▶ _Short exercise_:
Can you output the material exactly as written, minus any pictures it holds?

▶ _Provided data_:
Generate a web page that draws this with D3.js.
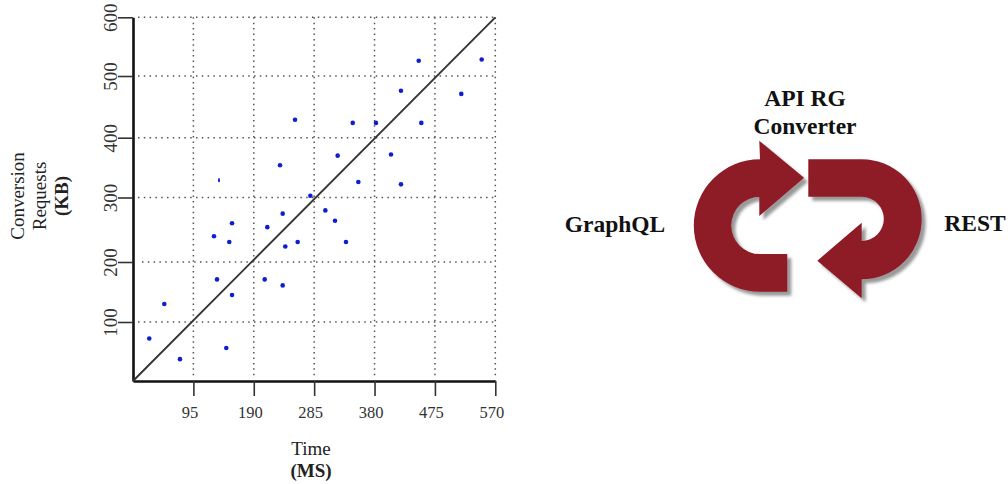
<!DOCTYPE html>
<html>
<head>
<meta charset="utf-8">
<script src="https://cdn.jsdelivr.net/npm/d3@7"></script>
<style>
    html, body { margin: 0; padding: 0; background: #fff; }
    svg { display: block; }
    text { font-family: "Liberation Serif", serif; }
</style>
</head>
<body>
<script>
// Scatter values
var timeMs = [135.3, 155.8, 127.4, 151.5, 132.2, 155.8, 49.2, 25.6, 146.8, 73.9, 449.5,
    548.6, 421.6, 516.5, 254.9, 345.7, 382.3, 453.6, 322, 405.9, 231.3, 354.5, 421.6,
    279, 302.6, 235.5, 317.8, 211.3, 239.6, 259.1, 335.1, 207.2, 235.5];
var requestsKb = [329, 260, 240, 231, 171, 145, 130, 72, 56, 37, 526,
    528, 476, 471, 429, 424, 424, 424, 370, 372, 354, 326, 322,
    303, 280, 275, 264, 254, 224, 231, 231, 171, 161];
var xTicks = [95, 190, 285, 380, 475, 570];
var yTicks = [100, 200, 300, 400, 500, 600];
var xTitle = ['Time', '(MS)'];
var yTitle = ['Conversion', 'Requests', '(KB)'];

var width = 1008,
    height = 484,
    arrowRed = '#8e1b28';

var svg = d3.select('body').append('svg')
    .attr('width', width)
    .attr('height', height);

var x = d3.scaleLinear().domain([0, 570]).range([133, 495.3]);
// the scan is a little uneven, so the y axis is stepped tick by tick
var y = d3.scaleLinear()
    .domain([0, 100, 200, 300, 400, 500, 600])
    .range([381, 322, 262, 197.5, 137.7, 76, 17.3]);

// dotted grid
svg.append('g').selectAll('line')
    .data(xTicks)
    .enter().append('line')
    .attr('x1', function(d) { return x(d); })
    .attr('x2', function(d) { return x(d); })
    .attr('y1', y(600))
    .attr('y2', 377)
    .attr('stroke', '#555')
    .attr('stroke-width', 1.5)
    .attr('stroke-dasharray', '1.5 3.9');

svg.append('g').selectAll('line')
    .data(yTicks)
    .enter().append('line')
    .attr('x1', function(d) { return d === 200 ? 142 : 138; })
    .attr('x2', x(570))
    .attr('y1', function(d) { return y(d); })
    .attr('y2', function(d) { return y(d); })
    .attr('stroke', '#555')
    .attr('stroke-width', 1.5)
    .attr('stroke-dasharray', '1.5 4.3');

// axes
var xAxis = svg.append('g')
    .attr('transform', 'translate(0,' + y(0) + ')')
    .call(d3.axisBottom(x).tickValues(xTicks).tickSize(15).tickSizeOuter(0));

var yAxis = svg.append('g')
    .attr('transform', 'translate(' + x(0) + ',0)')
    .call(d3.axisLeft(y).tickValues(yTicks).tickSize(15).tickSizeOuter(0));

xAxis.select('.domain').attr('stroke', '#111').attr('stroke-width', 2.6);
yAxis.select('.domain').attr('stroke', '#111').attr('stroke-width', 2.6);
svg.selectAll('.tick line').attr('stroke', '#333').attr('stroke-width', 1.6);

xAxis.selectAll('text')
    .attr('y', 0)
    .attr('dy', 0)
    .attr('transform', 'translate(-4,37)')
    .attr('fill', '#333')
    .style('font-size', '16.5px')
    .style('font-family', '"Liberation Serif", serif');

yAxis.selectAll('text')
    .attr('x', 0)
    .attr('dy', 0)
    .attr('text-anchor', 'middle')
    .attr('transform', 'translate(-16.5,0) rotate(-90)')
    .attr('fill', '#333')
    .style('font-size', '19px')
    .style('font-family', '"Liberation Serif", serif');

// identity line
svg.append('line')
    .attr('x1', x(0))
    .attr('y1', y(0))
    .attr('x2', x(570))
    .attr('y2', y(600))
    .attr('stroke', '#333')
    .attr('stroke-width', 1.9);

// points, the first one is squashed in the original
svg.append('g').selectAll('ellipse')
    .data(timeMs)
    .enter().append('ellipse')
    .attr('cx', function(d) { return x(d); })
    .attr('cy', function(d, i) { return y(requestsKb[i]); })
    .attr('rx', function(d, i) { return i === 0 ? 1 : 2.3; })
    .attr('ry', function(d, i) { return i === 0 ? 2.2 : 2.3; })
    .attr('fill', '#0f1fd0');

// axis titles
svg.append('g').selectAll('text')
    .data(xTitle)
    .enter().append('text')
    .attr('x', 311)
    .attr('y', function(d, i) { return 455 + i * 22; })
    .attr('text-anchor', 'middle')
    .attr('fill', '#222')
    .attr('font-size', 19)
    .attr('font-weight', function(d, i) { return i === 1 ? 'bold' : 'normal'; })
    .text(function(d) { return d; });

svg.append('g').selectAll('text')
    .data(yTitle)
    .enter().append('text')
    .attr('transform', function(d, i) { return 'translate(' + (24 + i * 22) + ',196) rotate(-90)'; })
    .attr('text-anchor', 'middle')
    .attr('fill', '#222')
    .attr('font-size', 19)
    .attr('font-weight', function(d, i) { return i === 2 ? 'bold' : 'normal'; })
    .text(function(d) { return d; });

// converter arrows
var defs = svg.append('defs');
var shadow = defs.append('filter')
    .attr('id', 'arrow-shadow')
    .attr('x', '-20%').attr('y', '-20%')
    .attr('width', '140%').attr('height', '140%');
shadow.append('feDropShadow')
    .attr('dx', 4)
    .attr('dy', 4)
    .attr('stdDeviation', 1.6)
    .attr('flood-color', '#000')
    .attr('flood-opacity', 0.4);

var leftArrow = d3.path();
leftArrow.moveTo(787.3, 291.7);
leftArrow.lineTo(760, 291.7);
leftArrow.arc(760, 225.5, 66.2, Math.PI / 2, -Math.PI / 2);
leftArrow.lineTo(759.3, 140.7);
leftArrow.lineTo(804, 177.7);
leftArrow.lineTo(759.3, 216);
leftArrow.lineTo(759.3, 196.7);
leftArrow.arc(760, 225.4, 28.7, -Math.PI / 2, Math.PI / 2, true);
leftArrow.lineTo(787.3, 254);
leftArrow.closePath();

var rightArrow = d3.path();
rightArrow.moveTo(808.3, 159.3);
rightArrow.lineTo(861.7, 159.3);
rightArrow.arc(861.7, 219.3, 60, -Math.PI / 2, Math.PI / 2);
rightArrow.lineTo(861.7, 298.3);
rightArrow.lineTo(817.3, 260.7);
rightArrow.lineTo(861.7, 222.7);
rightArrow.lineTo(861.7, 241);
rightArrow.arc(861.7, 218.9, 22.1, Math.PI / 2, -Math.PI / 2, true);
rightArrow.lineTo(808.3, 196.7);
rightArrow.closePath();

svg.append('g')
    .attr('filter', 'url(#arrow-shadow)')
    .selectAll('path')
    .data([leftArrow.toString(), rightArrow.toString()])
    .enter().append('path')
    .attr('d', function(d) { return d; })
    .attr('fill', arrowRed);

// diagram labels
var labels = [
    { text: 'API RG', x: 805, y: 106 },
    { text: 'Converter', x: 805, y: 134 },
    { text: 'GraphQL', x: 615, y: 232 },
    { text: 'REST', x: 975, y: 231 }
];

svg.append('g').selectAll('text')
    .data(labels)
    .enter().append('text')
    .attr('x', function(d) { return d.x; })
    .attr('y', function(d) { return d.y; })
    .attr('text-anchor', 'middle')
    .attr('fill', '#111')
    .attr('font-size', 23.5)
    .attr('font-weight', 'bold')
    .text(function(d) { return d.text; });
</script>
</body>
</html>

▶ _Solution below_:
Generate a web page that draws this with D3.js.
<!DOCTYPE html>
<html>
<head>
<meta charset="utf-8">
<script src="https://cdn.jsdelivr.net/npm/d3@7"></script>
<style>
    html, body { margin: 0; padding: 0; background: #fff; }
    svg { display: block; }
    text { font-family: "Liberation Serif", serif; }
</style>
</head>
<body>
<script>
// Scatter values
var timeMs = [135.3, 155.8, 127.4, 151.5, 132.2, 155.8, 49.2, 25.6, 146.8, 73.9, 449.5,
    548.6, 421.6, 516.5, 254.9, 345.7, 382.3, 453.6, 322, 405.9, 231.3, 354.5, 421.6,
    279, 302.6, 235.5, 317.8, 211.3, 239.6, 259.1, 335.1, 207.2, 235.5];
var requestsKb = [329, 260, 240, 231, 171, 145, 130, 72, 56, 37, 526,
    528, 476, 471, 429, 424, 424, 424, 370, 372, 354, 326, 322,
    303, 280, 275, 264, 254, 224, 231, 231, 171, 161];
var xTicks = [95, 190, 285, 380, 475, 570];
var yTicks = [100, 200, 300, 400, 500, 600];
var xTitle = ['Time', '(MS)'];
var yTitle = ['Conversion', 'Requests', '(KB)'];

var width = 1008,
    height = 484,
    arrowRed = '#8e1b28';

var svg = d3.select('body').append('svg')
    .attr('width', width)
    .attr('height', height);

var x = d3.scaleLinear().domain([0, 570]).range([133, 495.3]);
// the scan is a little uneven, so the y axis is stepped tick by tick
var y = d3.scaleLinear()
    .domain([0, 100, 200, 300, 400, 500, 600])
    .range([381, 322, 262, 197.5, 137.7, 76, 17.3]);

// dotted grid
svg.append('g').selectAll('line')
    .data(xTicks)
    .enter().append('line')
    .attr('x1', function(d) { return x(d); })
    .attr('x2', function(d) { return x(d); })
    .attr('y1', y(600))
    .attr('y2', 377)
    .attr('stroke', '#555')
    .attr('stroke-width', 1.5)
    .attr('stroke-dasharray', '1.5 3.9');

svg.append('g').selectAll('line')
    .data(yTicks)
    .enter().append('line')
    .attr('x1', function(d) { return d === 200 ? 142 : 138; })
    .attr('x2', x(570))
    .attr('y1', function(d) { return y(d); })
    .attr('y2', function(d) { return y(d); })
    .attr('stroke', '#555')
    .attr('stroke-width', 1.5)
    .attr('stroke-dasharray', '1.5 4.3');

// axes
var xAxis = svg.append('g')
    .attr('transform', 'translate(0,' + y(0) + ')')
    .call(d3.axisBottom(x).tickValues(xTicks).tickSize(15).tickSizeOuter(0));

var yAxis = svg.append('g')
    .attr('transform', 'translate(' + x(0) + ',0)')
    .call(d3.axisLeft(y).tickValues(yTicks).tickSize(15).tickSizeOuter(0));

xAxis.select('.domain').attr('stroke', '#111').attr('stroke-width', 2.6);
yAxis.select('.domain').attr('stroke', '#111').attr('stroke-width', 2.6);
svg.selectAll('.tick line').attr('stroke', '#333').attr('stroke-width', 1.6);

xAxis.selectAll('text')
    .attr('y', 0)
    .attr('dy', 0)
    .attr('transform', 'translate(-4,37)')
    .attr('fill', '#333')
    .style('font-size', '16.5px')
    .style('font-family', '"Liberation Serif", serif');

yAxis.selectAll('text')
    .attr('x', 0)
    .attr('dy', 0)
    .attr('text-anchor', 'middle')
    .attr('transform', 'translate(-16.5,0) rotate(-90)')
    .attr('fill', '#333')
    .style('font-size', '19px')
    .style('font-family', '"Liberation Serif", serif');

// identity line
svg.append('line')
    .attr('x1', x(0))
    .attr('y1', y(0))
    .attr('x2', x(570))
    .attr('y2', y(600))
    .attr('stroke', '#333')
    .attr('stroke-width', 1.9);

// points, the first one is squashed in the original
svg.append('g').selectAll('ellipse')
    .data(timeMs)
    .enter().append('ellipse')
    .attr('cx', function(d) { return x(d); })
    .attr('cy', function(d, i) { return y(requestsKb[i]); })
    .attr('rx', function(d, i) { return i === 0 ? 1 : 2.3; })
    .attr('ry', function(d, i) { return i === 0 ? 2.2 : 2.3; })
    .attr('fill', '#0f1fd0');

// axis titles
svg.append('g').selectAll('text')
    .data(xTitle)
    .enter().append('text')
    .attr('x', 311)
    .attr('y', function(d, i) { return 455 + i * 22; })
    .attr('text-anchor', 'middle')
    .attr('fill', '#222')
    .attr('font-size', 19)
    .attr('font-weight', function(d, i) { return i === 1 ? 'bold' : 'normal'; })
    .text(function(d) { return d; });

svg.append('g').selectAll('text')
    .data(yTitle)
    .enter().append('text')
    .attr('transform', function(d, i) { return 'translate(' + (24 + i * 22) + ',196) rotate(-90)'; })
    .attr('text-anchor', 'middle')
    .attr('fill', '#222')
    .attr('font-size', 19)
    .attr('font-weight', function(d, i) { return i === 2 ? 'bold' : 'normal'; })
    .text(function(d) { return d; });

// converter arrows
var defs = svg.append('defs');
var shadow = defs.append('filter')
    .attr('id', 'arrow-shadow')
    .attr('x', '-20%').attr('y', '-20%')
    .attr('width', '140%').attr('height', '140%');
shadow.append('feDropShadow')
    .attr('dx', 4)
    .attr('dy', 4)
    .attr('stdDeviation', 1.6)
    .attr('flood-color', '#000')
    .attr('flood-opacity', 0.4);

var leftArrow = d3.path();
leftArrow.moveTo(787.3, 291.7);
leftArrow.lineTo(760, 291.7);
leftArrow.arc(760, 225.5, 66.2, Math.PI / 2, -Math.PI / 2);
leftArrow.lineTo(759.3, 140.7);
leftArrow.lineTo(804, 177.7);
leftArrow.lineTo(759.3, 216);
leftArrow.lineTo(759.3, 196.7);
leftArrow.arc(760, 225.4, 28.7, -Math.PI / 2, Math.PI / 2, true);
leftArrow.lineTo(787.3, 254);
leftArrow.closePath();

var rightArrow = d3.path();
rightArrow.moveTo(808.3, 159.3);
rightArrow.lineTo(861.7, 159.3);
rightArrow.arc(861.7, 219.3, 60, -Math.PI / 2, Math.PI / 2);
rightArrow.lineTo(861.7, 298.3);
rightArrow.lineTo(817.3, 260.7);
rightArrow.lineTo(861.7, 222.7);
rightArrow.lineTo(861.7, 241);
rightArrow.arc(861.7, 218.9, 22.1, Math.PI / 2, -Math.PI / 2, true);
rightArrow.lineTo(808.3, 196.7);
rightArrow.closePath();

svg.append('g')
    .attr('filter', 'url(#arrow-shadow)')
    .selectAll('path')
    .data([leftArrow.toString(), rightArrow.toString()])
    .enter().append('path')
    .attr('d', function(d) { return d; })
    .attr('fill', arrowRed);

// diagram labels
var labels = [
    { text: 'API RG', x: 805, y: 106 },
    { text: 'Converter', x: 805, y: 134 },
    { text: 'GraphQL', x: 615, y: 232 },
    { text: 'REST', x: 975, y: 231 }
];

svg.append('g').selectAll('text')
    .data(labels)
    .enter().append('text')
    .attr('x', function(d) { return d.x; })
    .attr('y', function(d) { return d.y; })
    .attr('text-anchor', 'middle')
    .attr('fill', '#111')
    .attr('font-size', 23.5)
    .attr('font-weight', 'bold')
    .text(function(d) { return d.text; });
</script>
</body>
</html>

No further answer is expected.